Après l’homme tombé aux mains des bandits, mettons-nous à la place de ceux qui descendent après lui de Jérusalem à Jéricho. Le prêtre et le lévite renvoient au docteur de la Loi, mais aussi aux prêtres d’aujourd’hui (le 1er), et aux laïcs (le 2nd, dont le rôle était d’aider les premiers dans le service du Temple). Pourquoi ne s’arrêtent-ils pas ? Pas parce qu’ils avaient forcément un cœur dur, mais parce que l’homme à moitié mort avait été rendu impur par son contact avec les bandits, et qu’ils ne pouvaient le toucher sans se rendre impurs eux-mêmes, ce qui les empêcherait ensuite d’accomplir leur mission au Temple.
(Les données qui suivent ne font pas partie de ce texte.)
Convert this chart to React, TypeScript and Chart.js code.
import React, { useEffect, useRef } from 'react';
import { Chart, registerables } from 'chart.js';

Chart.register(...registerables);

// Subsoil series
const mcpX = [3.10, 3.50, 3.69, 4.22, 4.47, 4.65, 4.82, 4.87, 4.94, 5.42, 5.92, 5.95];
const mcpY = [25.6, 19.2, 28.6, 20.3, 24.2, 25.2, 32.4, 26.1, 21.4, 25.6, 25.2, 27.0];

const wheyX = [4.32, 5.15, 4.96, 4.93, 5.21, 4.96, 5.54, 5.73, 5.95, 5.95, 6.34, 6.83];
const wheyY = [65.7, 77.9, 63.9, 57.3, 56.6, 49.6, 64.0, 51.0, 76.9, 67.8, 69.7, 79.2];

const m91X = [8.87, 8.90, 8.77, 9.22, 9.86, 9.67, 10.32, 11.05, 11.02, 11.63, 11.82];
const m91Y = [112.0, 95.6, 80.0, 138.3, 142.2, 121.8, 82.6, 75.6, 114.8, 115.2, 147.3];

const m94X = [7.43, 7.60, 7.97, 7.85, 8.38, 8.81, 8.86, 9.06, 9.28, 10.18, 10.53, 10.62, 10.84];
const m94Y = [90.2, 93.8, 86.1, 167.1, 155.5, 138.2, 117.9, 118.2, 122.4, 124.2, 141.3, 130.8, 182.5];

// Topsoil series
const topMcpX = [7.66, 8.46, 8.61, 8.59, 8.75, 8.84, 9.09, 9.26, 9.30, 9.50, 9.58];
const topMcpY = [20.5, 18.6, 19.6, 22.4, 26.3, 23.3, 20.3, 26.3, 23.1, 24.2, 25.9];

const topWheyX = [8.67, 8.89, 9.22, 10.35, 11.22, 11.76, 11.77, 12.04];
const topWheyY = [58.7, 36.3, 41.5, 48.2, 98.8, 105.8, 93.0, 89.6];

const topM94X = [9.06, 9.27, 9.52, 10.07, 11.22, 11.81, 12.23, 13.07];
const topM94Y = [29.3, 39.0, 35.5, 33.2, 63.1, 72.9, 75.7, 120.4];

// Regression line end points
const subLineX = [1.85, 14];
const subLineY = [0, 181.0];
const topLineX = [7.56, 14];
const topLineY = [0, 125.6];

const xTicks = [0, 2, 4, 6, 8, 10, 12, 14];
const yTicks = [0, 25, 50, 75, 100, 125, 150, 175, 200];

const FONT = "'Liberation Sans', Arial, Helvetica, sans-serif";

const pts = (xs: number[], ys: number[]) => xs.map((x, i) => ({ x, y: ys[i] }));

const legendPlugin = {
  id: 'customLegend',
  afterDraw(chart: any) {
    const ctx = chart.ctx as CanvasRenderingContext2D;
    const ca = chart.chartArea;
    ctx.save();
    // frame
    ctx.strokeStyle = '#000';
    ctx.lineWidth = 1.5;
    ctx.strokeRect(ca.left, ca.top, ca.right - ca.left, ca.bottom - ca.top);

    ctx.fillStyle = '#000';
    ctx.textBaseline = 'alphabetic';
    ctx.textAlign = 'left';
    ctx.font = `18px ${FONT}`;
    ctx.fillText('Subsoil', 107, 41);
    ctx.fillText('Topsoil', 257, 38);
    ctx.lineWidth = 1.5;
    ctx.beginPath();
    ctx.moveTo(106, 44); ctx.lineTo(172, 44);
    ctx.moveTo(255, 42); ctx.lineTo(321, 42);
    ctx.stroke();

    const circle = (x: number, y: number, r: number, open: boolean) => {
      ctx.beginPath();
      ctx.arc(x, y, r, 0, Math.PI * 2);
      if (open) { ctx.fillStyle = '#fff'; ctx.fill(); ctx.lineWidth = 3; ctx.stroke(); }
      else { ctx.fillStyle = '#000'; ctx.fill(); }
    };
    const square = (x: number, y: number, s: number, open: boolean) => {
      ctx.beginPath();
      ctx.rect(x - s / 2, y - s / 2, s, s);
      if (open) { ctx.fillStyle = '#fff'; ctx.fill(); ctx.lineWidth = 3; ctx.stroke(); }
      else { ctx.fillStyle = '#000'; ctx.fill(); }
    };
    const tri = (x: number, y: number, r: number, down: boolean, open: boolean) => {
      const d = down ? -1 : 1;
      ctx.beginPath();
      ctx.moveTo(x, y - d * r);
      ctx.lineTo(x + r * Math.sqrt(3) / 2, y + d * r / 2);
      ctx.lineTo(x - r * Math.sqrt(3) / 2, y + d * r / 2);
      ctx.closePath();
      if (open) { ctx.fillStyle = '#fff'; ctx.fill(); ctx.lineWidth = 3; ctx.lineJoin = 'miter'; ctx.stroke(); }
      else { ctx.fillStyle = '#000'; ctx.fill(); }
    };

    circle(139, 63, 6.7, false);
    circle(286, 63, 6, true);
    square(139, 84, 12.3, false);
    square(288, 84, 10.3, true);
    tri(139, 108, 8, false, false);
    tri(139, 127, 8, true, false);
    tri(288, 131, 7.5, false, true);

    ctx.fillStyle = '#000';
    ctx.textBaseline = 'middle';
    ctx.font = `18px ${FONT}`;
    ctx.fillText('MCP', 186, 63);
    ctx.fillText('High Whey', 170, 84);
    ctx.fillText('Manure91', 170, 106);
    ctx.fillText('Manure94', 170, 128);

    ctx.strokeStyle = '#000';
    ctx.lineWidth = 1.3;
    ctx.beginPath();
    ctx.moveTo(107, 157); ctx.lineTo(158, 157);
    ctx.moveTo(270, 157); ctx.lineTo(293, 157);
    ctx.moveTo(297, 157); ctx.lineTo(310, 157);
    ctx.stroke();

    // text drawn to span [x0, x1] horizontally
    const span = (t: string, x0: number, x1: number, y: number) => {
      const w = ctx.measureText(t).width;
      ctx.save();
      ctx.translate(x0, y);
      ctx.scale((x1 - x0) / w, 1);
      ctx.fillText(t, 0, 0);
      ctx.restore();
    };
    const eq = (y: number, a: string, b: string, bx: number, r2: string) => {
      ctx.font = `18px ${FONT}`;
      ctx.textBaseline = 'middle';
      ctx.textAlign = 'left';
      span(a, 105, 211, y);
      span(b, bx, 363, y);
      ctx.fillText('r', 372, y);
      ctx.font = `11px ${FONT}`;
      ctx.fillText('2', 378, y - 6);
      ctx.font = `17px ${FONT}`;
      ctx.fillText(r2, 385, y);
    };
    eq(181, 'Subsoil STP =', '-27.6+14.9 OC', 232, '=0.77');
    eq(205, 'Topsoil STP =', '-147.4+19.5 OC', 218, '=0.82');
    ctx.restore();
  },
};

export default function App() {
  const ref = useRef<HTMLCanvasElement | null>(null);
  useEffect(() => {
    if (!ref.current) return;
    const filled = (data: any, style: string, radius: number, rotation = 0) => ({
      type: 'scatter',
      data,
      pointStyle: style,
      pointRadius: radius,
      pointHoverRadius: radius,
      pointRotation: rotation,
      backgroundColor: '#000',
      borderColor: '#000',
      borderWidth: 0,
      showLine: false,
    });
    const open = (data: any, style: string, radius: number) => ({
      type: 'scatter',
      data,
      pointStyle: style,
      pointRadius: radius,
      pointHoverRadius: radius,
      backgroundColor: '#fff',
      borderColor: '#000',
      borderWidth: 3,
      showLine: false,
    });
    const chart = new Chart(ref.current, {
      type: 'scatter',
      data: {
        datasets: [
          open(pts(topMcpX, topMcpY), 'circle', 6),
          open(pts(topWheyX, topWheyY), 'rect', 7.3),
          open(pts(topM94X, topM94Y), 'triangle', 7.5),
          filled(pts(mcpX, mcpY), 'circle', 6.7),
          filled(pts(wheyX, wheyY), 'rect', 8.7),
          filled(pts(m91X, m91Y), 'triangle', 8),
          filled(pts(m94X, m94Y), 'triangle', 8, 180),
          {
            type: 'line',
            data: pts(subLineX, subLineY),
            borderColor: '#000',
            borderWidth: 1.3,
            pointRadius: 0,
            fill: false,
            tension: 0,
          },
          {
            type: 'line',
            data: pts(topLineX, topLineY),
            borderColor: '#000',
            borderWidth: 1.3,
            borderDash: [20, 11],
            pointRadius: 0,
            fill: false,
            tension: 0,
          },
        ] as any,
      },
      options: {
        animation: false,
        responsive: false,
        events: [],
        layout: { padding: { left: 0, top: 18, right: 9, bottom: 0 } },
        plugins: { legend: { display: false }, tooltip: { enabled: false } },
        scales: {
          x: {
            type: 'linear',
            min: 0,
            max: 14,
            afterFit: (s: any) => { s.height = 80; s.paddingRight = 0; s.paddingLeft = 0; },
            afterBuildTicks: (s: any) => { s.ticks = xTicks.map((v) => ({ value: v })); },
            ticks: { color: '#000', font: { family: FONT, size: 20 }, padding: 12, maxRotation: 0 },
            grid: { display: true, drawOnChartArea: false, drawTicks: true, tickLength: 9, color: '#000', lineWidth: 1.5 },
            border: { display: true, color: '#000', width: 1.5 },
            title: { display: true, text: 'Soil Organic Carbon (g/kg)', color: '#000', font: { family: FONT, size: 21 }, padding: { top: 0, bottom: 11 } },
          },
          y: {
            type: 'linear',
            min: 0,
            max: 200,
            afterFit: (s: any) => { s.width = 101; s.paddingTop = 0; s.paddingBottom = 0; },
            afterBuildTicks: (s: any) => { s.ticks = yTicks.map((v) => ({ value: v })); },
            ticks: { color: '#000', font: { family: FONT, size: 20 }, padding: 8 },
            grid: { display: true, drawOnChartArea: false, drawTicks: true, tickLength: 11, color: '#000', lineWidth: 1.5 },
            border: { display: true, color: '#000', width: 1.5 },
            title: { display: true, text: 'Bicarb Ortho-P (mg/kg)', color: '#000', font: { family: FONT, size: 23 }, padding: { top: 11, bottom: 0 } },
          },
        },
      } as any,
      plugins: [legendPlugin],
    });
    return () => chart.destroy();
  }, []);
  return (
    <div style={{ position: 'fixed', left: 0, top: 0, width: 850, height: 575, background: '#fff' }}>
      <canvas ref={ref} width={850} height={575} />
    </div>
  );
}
Vu de leur point de vue, leur décision est justifiable. Mais ils ne se mettent pas à la place de l’homme blessé, pour se demander ce que lui va devenir… Ils raisonnent avec leur tête, mais ne se laissent pas émouvoir. Ils n’ont pas compris que le hasard est parfois un autre nom de la Providence…

Le Samaritain, au contraire, est saisi de compassion, et il écoute son cœur. Peut-être était-il pressé, peut-être était-il pauvre ? En tout cas, il prend du temps et de l’argent pour aider l’homme qui est près de lui. Son attitude est d’autant plus admirable que les Juifs étaient les ennemis des Samaritains depuis des siècles… Il agit avec sa sensibilité mais aussi avec son intelligence, il n’agit pas de façon à seulement décharger sa conscience, il fait tout pour que l’homme retrouve la santé, avec l’aide des autres. Aujourd’hui, on pourrait dire qu’il ne fait pas de l’assistanat, il se sert des institutions qui existent. Si l’auberge est l’Eglise au plan spirituel, elle est le Secours Catholique au plan moral…

 

Ainsi, frères et sœurs, l’évangile de ce jour nous amène à une double attitude : d’abord à la reconnaissance pour le Fils de Dieu qui est descendu du ciel pour nous nous sauver de la mort, et pour l’Eglise qui est comme une auberge où il fait bon vivre pour recouvrer notre santé spirituelle. Deuxièmement, nous sommes mis en face de nos responsabilités vis-à-vis des personnes que nous rencontrons sur les chemins de nos vies. Combien de fois avons-nous refusé d’aider un de nos frères, trouvant toujours de bonnes raisons pour cela ? Heureusement, nous avons aussi expérimenté parfois la joie qu’il y a de nous oublier nous-mêmes pour nous mettre au service des autres. A la fin de notre vie, le Christ nous dira : ce « que vous avez fait à l’un de ces plus petits de mes frères, c’est à moi que vous l’avez fait » (Mt 25,40) mais aussi : ce « que vous n’avez pas fait à l’un de ces plus petits, c’est à moi que vous ne l’avez pas fait. » (Mt 25,45) Cet été, laissons-nous soigner par le Christ, notamment en écoutant sa Parole, et en recevant les sacrements de l’eucharistie et de la réconciliation, et exerçons la compassion vis-à-vis de nos prochains, ceux qui seront dans des situations de pauvreté et dont nous saurons nous faire proches. C’est ainsi que nous pourrons goûter dès maintenant le bonheur de la vie éternelle.